• **EXERCISE**
Output all entries verbatim. Skip pictures.

○ ○ ○ ○

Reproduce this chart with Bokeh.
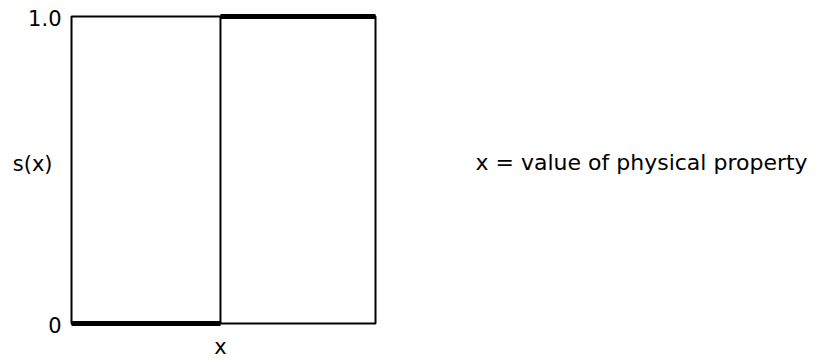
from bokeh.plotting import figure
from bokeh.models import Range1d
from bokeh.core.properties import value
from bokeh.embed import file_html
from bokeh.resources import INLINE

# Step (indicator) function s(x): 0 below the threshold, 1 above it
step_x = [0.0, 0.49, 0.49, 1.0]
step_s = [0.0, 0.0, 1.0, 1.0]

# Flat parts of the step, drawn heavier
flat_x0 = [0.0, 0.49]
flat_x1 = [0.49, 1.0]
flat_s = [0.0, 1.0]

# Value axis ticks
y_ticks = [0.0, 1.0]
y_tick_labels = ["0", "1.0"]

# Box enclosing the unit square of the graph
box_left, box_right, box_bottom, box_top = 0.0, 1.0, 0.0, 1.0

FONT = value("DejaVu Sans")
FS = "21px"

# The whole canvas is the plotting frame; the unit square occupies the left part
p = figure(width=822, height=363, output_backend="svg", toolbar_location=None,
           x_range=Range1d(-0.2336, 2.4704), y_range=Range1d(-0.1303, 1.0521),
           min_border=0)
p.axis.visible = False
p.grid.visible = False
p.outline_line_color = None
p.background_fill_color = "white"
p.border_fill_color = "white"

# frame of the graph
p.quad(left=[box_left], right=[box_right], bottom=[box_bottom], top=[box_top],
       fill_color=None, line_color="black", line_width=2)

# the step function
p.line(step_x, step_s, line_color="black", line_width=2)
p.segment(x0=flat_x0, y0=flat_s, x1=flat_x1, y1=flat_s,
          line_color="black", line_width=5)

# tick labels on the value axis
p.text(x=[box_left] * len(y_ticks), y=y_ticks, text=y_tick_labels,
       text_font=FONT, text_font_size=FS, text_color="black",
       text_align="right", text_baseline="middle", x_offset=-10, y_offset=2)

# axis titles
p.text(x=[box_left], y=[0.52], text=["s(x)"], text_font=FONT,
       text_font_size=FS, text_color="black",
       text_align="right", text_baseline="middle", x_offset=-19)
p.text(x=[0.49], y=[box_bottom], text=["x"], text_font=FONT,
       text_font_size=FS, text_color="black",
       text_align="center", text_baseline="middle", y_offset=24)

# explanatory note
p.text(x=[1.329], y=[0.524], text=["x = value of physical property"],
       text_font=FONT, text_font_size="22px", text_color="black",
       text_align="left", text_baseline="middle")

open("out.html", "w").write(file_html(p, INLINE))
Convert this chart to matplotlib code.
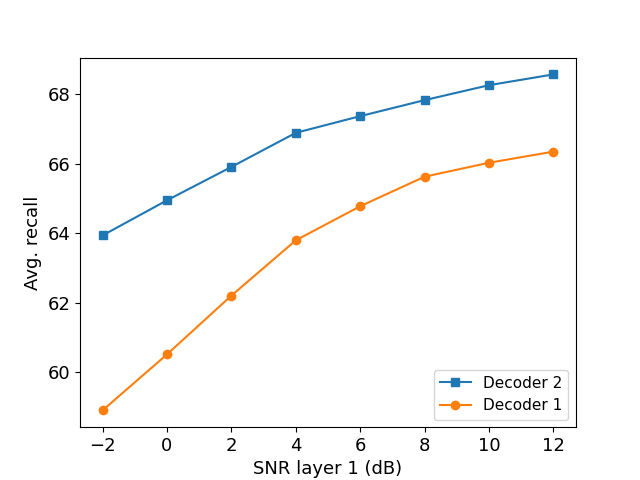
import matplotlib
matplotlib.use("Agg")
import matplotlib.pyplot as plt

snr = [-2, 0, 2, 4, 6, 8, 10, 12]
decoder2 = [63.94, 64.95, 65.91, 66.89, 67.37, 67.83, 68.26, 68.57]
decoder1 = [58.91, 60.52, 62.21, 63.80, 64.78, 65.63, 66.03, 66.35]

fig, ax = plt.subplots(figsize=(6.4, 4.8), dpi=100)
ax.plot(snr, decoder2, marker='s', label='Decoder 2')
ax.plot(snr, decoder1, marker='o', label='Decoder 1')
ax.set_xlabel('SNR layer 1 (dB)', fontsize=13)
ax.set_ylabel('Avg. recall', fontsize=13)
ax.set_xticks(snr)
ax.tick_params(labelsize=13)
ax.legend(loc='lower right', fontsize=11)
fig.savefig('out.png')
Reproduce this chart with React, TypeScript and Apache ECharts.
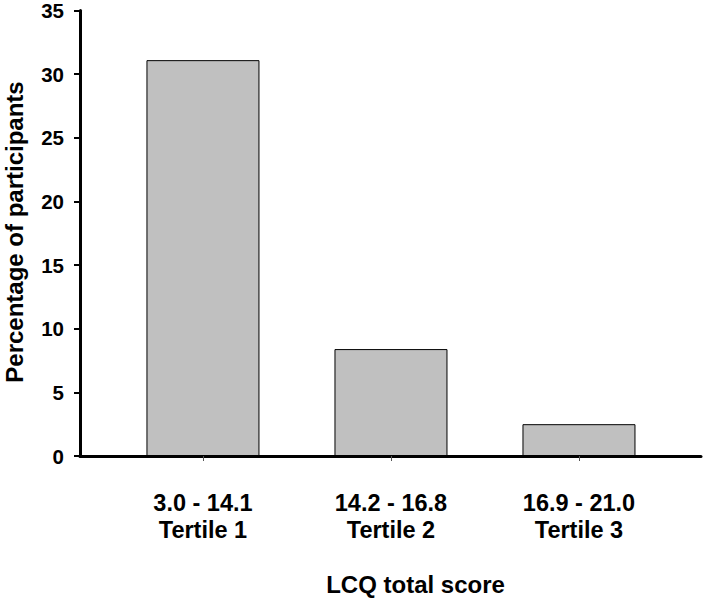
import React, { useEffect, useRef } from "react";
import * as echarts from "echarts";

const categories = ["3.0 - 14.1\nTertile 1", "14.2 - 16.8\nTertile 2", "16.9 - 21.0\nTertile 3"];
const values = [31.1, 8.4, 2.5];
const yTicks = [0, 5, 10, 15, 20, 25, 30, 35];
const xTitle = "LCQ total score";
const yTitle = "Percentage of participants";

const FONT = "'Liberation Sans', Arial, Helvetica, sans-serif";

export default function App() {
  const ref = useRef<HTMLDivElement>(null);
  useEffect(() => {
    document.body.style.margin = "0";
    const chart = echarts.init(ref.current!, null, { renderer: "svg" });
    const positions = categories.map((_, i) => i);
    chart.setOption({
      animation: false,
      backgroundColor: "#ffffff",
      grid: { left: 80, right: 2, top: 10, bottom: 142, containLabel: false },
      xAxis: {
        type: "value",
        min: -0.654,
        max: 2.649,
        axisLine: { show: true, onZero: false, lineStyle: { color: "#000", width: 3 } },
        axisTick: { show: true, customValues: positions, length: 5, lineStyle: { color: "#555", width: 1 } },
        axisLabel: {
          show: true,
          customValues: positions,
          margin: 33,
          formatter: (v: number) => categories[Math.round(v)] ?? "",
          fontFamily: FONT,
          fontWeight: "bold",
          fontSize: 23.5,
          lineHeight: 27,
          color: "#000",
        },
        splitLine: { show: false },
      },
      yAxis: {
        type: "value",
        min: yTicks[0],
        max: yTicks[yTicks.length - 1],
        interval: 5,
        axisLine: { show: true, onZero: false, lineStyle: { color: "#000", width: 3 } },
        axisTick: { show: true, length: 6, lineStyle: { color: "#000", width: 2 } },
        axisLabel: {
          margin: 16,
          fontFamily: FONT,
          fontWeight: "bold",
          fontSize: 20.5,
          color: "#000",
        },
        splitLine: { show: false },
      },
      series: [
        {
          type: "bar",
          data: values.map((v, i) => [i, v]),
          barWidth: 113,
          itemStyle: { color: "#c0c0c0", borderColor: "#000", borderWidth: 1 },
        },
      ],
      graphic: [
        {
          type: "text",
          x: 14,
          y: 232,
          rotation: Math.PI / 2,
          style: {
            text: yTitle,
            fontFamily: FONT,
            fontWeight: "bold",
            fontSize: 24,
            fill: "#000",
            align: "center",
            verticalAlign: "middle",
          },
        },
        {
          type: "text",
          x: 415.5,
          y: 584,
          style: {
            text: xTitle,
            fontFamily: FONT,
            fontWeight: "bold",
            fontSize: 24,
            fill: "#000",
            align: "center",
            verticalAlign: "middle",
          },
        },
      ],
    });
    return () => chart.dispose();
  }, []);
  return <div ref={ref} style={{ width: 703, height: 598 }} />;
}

○ ○ ○ ○

• **RESULT OF THIS TASK**
Reproduce this chart with Bokeh.
from bokeh.plotting import figure
from bokeh.models import Range1d
from bokeh.core.properties import value
from bokeh.embed import file_html
from bokeh.resources import INLINE

# Step (indicator) function s(x): 0 below the threshold, 1 above it
step_x = [0.0, 0.49, 0.49, 1.0]
step_s = [0.0, 0.0, 1.0, 1.0]

# Flat parts of the step, drawn heavier
flat_x0 = [0.0, 0.49]
flat_x1 = [0.49, 1.0]
flat_s = [0.0, 1.0]

# Value axis ticks
y_ticks = [0.0, 1.0]
y_tick_labels = ["0", "1.0"]

# Box enclosing the unit square of the graph
box_left, box_right, box_bottom, box_top = 0.0, 1.0, 0.0, 1.0

FONT = value("DejaVu Sans")
FS = "21px"

# The whole canvas is the plotting frame; the unit square occupies the left part
p = figure(width=822, height=363, output_backend="svg", toolbar_location=None,
           x_range=Range1d(-0.2336, 2.4704), y_range=Range1d(-0.1303, 1.0521),
           min_border=0)
p.axis.visible = False
p.grid.visible = False
p.outline_line_color = None
p.background_fill_color = "white"
p.border_fill_color = "white"

# frame of the graph
p.quad(left=[box_left], right=[box_right], bottom=[box_bottom], top=[box_top],
       fill_color=None, line_color="black", line_width=2)

# the step function
p.line(step_x, step_s, line_color="black", line_width=2)
p.segment(x0=flat_x0, y0=flat_s, x1=flat_x1, y1=flat_s,
          line_color="black", line_width=5)

# tick labels on the value axis
p.text(x=[box_left] * len(y_ticks), y=y_ticks, text=y_tick_labels,
       text_font=FONT, text_font_size=FS, text_color="black",
       text_align="right", text_baseline="middle", x_offset=-10, y_offset=2)

# axis titles
p.text(x=[box_left], y=[0.52], text=["s(x)"], text_font=FONT,
       text_font_size=FS, text_color="black",
       text_align="right", text_baseline="middle", x_offset=-19)
p.text(x=[0.49], y=[box_bottom], text=["x"], text_font=FONT,
       text_font_size=FS, text_color="black",
       text_align="center", text_baseline="middle", y_offset=24)

# explanatory note
p.text(x=[1.329], y=[0.524], text=["x = value of physical property"],
       text_font=FONT, text_font_size="22px", text_color="black",
       text_align="left", text_baseline="middle")

open("out.html", "w").write(file_html(p, INLINE))
Convert this chart to matplotlib code.
import matplotlib
matplotlib.use("Agg")
import matplotlib.pyplot as plt

snr = [-2, 0, 2, 4, 6, 8, 10, 12]
decoder2 = [63.94, 64.95, 65.91, 66.89, 67.37, 67.83, 68.26, 68.57]
decoder1 = [58.91, 60.52, 62.21, 63.80, 64.78, 65.63, 66.03, 66.35]

fig, ax = plt.subplots(figsize=(6.4, 4.8), dpi=100)
ax.plot(snr, decoder2, marker='s', label='Decoder 2')
ax.plot(snr, decoder1, marker='o', label='Decoder 1')
ax.set_xlabel('SNR layer 1 (dB)', fontsize=13)
ax.set_ylabel('Avg. recall', fontsize=13)
ax.set_xticks(snr)
ax.tick_params(labelsize=13)
ax.legend(loc='lower right', fontsize=11)
fig.savefig('out.png')
Reproduce this chart with React, TypeScript and Apache ECharts.
import React, { useEffect, useRef } from "react";
import * as echarts from "echarts";

const categories = ["3.0 - 14.1\nTertile 1", "14.2 - 16.8\nTertile 2", "16.9 - 21.0\nTertile 3"];
const values = [31.1, 8.4, 2.5];
const yTicks = [0, 5, 10, 15, 20, 25, 30, 35];
const xTitle = "LCQ total score";
const yTitle = "Percentage of participants";

const FONT = "'Liberation Sans', Arial, Helvetica, sans-serif";

export default function App() {
  const ref = useRef<HTMLDivElement>(null);
  useEffect(() => {
    document.body.style.margin = "0";
    const chart = echarts.init(ref.current!, null, { renderer: "svg" });
    const positions = categories.map((_, i) => i);
    chart.setOption({
      animation: false,
      backgroundColor: "#ffffff",
      grid: { left: 80, right: 2, top: 10, bottom: 142, containLabel: false },
      xAxis: {
        type: "value",
        min: -0.654,
        max: 2.649,
        axisLine: { show: true, onZero: false, lineStyle: { color: "#000", width: 3 } },
        axisTick: { show: true, customValues: positions, length: 5, lineStyle: { color: "#555", width: 1 } },
        axisLabel: {
          show: true,
          customValues: positions,
          margin: 33,
          formatter: (v: number) => categories[Math.round(v)] ?? "",
          fontFamily: FONT,
          fontWeight: "bold",
          fontSize: 23.5,
          lineHeight: 27,
          color: "#000",
        },
        splitLine: { show: false },
      },
      yAxis: {
        type: "value",
        min: yTicks[0],
        max: yTicks[yTicks.length - 1],
        interval: 5,
        axisLine: { show: true, onZero: false, lineStyle: { color: "#000", width: 3 } },
        axisTick: { show: true, length: 6, lineStyle: { color: "#000", width: 2 } },
        axisLabel: {
          margin: 16,
          fontFamily: FONT,
          fontWeight: "bold",
          fontSize: 20.5,
          color: "#000",
        },
        splitLine: { show: false },
      },
      series: [
        {
          type: "bar",
          data: values.map((v, i) => [i, v]),
          barWidth: 113,
          itemStyle: { color: "#c0c0c0", borderColor: "#000", borderWidth: 1 },
        },
      ],
      graphic: [
        {
          type: "text",
          x: 14,
          y: 232,
          rotation: Math.PI / 2,
          style: {
            text: yTitle,
            fontFamily: FONT,
            fontWeight: "bold",
            fontSize: 24,
            fill: "#000",
            align: "center",
            verticalAlign: "middle",
          },
        },
        {
          type: "text",
          x: 415.5,
          y: 584,
          style: {
            text: xTitle,
            fontFamily: FONT,
            fontWeight: "bold",
            fontSize: 24,
            fill: "#000",
            align: "center",
            verticalAlign: "middle",
          },
        },
      ],
    });
    return () => chart.dispose();
  }, []);
  return <div ref={ref} style={{ width: 703, height: 598 }} />;
}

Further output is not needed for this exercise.